Instructions for the task
Pictures excluded, return the lines below from the first through the line holding "p.grid.visible = False".

Stored data
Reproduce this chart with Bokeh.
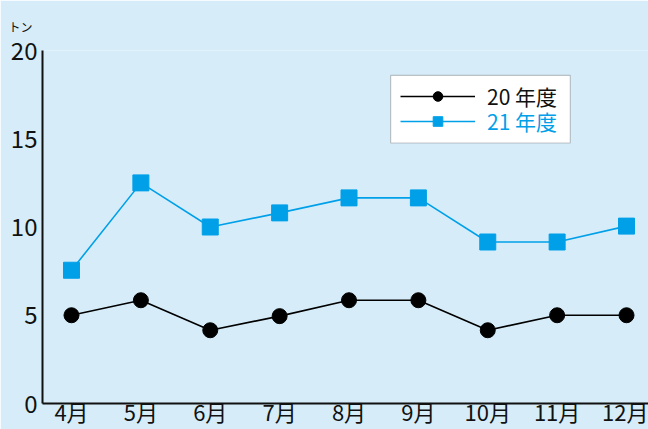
from bokeh.plotting import figure
from bokeh.models import Range1d, FixedTicker, Legend, LegendItem, BoxAnnotation
from bokeh.embed import file_html
from bokeh.resources import INLINE

months = ["4月", "5月", "6月", "7月", "8月", "9月", "10月", "11月", "12月"]
series_20 = [5.0, 5.85, 4.15, 4.95, 5.85, 5.85, 4.15, 5.0, 5.0]
series_21 = [7.55, 12.5, 10.0, 10.8, 11.65, 11.65, 9.15, 9.15, 10.05]
y_ticks = [0, 5, 10, 15, 20]
name_20 = "20 年度"
name_21 = "21 年度"
unit_label = "トン"

BG = "#d6edf9"
BLUE = "#00a0e9"
FONT = "Noto Sans CJK JP"

xs = list(range(len(months)))

p = figure(width=648, height=429, output_backend="svg", toolbar_location=None,
           x_range=Range1d(-0.418, 8.317), y_range=Range1d(0, 20),
           min_border_left=42, min_border_right=0, min_border_top=48, min_border_bottom=26,
           background_fill_color=BG, border_fill_color=BG, outline_line_color=None,
           title=unit_label)
p.title.text_font = FONT
p.title.text_font_size = "12px"
p.title.text_font_style = "normal"
p.title.text_color = "#111111"
p.title.offset = -34
p.title.standoff = 31

p.grid.visible = False

for ax in (p.xaxis[0], p.yaxis[0]):
    ax.axis_line_width = 2
    ax.axis_line_color = "#111111"
    ax.major_tick_in = 0
    ax.major_tick_out = 0
    ax.minor_tick_in = 0
    ax.minor_tick_out = 0
    ax.major_label_text_font = FONT
    ax.major_label_text_color = "#111111"

p.xaxis.ticker = FixedTicker(ticks=xs)
p.xaxis.major_label_overrides = {i: m for i, m in enumerate(months)}
p.xaxis.major_label_text_font_size = "22px"
p.xaxis.major_label_standoff = -9
p.yaxis.ticker = FixedTicker(ticks=y_ticks)
p.yaxis.major_label_text_font_size = "24px"
p.yaxis.major_label_standoff = 5

l20 = p.line(xs, series_20, line_color="#000000", line_width=1.6)
m20 = p.scatter(xs, series_20, marker="circle", size=15, fill_color="#000000", line_color="#000000")
l21 = p.line(xs, series_21, line_color=BLUE, line_width=1.6)
m21 = p.scatter(xs, series_21, marker="square", size=16, fill_color=BLUE, line_color=BLUE)

box = BoxAnnotation(left=4.6, right=7.19, top=18.59, bottom=14.76,
                    fill_color="white", fill_alpha=1.0, line_color="#444444", line_width=1.2,
                    level="underlay")
p.add_layout(box)

def make_legend(item, color, loc):
    lg = Legend(items=[item], location=loc, padding=0, margin=0,
                background_fill_alpha=0, border_line_color=None,
                glyph_width=75, glyph_height=24, label_height=24,
                label_standoff=12, label_text_font=FONT, label_text_font_size="21px",
                label_text_color=color)
    return lg

lg1 = make_legend(LegendItem(label=name_20, renderers=[l20, m20]), "#111111", (358, 292))
lg2 = make_legend(LegendItem(label=name_21, renderers=[l21, m21]), BLUE, (358, 267))
p.add_layout(lg1)
p.add_layout(lg2)

open("out.html", "w").write(file_html(p, INLINE))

Solution
Reproduce this chart with Bokeh.
from bokeh.plotting import figure
from bokeh.models import Range1d, FixedTicker, Legend, LegendItem, BoxAnnotation
from bokeh.embed import file_html
from bokeh.resources import INLINE

months = ["4月", "5月", "6月", "7月", "8月", "9月", "10月", "11月", "12月"]
series_20 = [5.0, 5.85, 4.15, 4.95, 5.85, 5.85, 4.15, 5.0, 5.0]
series_21 = [7.55, 12.5, 10.0, 10.8, 11.65, 11.65, 9.15, 9.15, 10.05]
y_ticks = [0, 5, 10, 15, 20]
name_20 = "20 年度"
name_21 = "21 年度"
unit_label = "トン"

BG = "#d6edf9"
BLUE = "#00a0e9"
FONT = "Noto Sans CJK JP"

xs = list(range(len(months)))

p = figure(width=648, height=429, output_backend="svg", toolbar_location=None,
           x_range=Range1d(-0.418, 8.317), y_range=Range1d(0, 20),
           min_border_left=42, min_border_right=0, min_border_top=48, min_border_bottom=26,
           background_fill_color=BG, border_fill_color=BG, outline_line_color=None,
           title=unit_label)
p.title.text_font = FONT
p.title.text_font_size = "12px"
p.title.text_font_style = "normal"
p.title.text_color = "#111111"
p.title.offset = -34
p.title.standoff = 31

p.grid.visible = False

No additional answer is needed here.